Während Tess ihre Anschuldigungen vorgebracht hatte, hatte sich das Gesicht des Sheriffs dunkelrot verfärbt.

»Was bildest du dir eigentlich ein?«, blaffte er Tess an. »Es ist zweifelsfrei geklärt, dass Claire Meyers durch einen Unfall umgekommen ist und dass die MacIntyre sich selbst das Licht ausgeknipst hat. Und was Millie Walls angeht, hatten wir keinen Anlass, überhaupt zu ermitteln. Sie war volljährig, als sie von hier abgehauen ist, und sie hat ihre Sachen von zuhause mitgenommen.
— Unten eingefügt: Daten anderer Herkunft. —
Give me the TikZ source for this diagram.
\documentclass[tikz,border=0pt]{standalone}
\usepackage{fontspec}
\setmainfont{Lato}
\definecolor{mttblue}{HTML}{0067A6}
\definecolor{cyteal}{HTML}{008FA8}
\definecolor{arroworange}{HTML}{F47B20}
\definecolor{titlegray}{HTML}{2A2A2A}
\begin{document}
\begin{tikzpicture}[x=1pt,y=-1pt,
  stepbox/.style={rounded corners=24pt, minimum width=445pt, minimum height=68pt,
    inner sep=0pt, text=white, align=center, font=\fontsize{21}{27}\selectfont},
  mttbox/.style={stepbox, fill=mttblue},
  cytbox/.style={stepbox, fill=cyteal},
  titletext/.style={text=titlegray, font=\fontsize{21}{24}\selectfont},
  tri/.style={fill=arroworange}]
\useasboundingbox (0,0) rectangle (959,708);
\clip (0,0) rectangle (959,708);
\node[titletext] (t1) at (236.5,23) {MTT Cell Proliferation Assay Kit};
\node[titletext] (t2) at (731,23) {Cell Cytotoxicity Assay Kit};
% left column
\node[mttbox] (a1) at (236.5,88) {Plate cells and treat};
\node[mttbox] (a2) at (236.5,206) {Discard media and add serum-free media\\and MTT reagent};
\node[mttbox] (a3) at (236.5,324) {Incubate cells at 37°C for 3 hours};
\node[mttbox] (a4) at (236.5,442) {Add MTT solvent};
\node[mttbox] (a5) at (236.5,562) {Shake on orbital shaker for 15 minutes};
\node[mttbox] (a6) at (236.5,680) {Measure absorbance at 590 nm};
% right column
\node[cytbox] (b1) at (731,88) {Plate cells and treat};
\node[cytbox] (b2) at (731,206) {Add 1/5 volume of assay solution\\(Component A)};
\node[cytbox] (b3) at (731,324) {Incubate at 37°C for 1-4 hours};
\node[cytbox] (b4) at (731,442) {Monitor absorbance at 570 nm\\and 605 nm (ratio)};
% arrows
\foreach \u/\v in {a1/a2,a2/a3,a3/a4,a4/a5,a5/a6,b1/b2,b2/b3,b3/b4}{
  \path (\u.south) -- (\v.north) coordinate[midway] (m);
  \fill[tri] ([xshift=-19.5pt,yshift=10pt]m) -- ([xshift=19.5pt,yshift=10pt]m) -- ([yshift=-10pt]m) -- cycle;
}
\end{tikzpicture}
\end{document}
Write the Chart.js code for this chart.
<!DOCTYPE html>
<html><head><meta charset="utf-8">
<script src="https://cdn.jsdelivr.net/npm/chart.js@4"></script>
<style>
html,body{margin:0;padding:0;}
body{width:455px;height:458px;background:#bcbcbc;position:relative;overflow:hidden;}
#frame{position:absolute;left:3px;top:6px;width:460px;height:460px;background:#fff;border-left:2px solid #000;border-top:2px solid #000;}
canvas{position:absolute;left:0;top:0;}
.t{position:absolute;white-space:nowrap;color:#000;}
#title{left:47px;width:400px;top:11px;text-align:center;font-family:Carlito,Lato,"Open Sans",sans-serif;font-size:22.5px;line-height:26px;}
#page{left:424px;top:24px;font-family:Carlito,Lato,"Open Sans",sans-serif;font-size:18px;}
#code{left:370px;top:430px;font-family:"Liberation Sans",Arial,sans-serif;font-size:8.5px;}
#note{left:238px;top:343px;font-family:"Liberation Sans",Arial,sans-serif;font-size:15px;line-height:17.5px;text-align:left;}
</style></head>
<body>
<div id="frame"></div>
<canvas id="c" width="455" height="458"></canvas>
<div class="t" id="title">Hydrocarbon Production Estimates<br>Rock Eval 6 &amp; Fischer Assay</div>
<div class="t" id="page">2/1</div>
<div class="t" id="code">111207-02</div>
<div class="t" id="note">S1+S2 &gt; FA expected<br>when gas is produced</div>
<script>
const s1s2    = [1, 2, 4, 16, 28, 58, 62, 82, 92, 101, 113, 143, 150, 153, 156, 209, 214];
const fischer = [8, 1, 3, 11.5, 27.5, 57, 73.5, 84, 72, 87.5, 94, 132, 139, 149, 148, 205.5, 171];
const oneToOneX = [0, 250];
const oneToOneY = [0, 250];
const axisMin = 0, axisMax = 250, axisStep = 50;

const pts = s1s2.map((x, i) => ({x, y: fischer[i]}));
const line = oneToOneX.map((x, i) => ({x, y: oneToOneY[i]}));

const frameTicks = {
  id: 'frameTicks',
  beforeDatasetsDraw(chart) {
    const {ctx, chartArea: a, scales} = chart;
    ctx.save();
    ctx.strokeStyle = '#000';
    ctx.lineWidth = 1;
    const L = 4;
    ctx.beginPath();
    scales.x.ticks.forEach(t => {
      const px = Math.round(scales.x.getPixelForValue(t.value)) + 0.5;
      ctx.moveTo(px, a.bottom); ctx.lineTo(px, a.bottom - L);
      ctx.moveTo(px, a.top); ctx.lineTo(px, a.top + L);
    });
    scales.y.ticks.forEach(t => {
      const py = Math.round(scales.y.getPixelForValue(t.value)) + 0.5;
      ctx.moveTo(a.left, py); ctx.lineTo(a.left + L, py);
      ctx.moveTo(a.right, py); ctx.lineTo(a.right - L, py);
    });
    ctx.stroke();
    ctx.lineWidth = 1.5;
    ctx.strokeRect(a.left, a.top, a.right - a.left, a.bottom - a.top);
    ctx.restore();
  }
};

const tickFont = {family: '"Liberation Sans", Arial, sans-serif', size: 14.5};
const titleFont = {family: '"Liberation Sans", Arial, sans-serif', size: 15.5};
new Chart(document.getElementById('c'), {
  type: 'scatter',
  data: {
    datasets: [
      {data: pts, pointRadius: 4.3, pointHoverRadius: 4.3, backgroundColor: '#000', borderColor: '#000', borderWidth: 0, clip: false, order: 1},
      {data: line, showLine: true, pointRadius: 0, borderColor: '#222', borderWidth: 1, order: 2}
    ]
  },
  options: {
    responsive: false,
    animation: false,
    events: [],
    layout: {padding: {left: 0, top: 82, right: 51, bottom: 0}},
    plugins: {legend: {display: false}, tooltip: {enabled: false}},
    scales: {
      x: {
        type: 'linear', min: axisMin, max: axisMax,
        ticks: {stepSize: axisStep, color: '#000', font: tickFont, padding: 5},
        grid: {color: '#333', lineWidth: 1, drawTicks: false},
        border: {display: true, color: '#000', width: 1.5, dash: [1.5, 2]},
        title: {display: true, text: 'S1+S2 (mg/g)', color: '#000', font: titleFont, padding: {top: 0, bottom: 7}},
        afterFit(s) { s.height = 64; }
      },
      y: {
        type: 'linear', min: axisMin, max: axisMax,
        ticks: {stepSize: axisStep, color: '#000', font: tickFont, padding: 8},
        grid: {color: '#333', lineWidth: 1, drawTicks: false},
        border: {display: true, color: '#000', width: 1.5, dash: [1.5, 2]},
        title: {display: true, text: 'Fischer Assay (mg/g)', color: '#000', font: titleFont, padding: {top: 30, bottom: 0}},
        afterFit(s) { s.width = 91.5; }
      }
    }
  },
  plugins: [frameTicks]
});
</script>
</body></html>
Außerdem hat keiner eine Vermisstenanzeige gestellt, nicht einmal ihre Eltern, und das spricht ja wohl Bände!«

Er schlug wütend mit der Faust auf den Tresen. Dann drehte er sich ohne ein weiteres Wort um, verschwand in seinem Zimmer und schmiss die Tür mit viel Schwung hinter sich zu.

Tess verfolgte seinen Abgang mit einem leichten Kopfschütteln. Eigentlich hätte sie sich gleich denken können, dass ihr der Besuch hier nichts bringen würde, aber einen Versuch war es wert gewesen. Aus den Augenwinkeln beobachtete Tess noch, wie Ruth und der Deputy leise miteinander tuschelten und immer wieder zu ihr herübersahen. Aber sie versuchte, es nicht weiter zu beachten.

Als sie die Polizeistation verließ und wieder auf die deutlich wärmere Straße hinaustrat, fluchte sie immer noch lautlos vor sich hin. Auch wenn sie selbst sich eben nicht gerade vorbildlich verhalten hatte, war es doch kaum zu glauben, was für ein ignoranter Sturkopf dieser Sheriff war!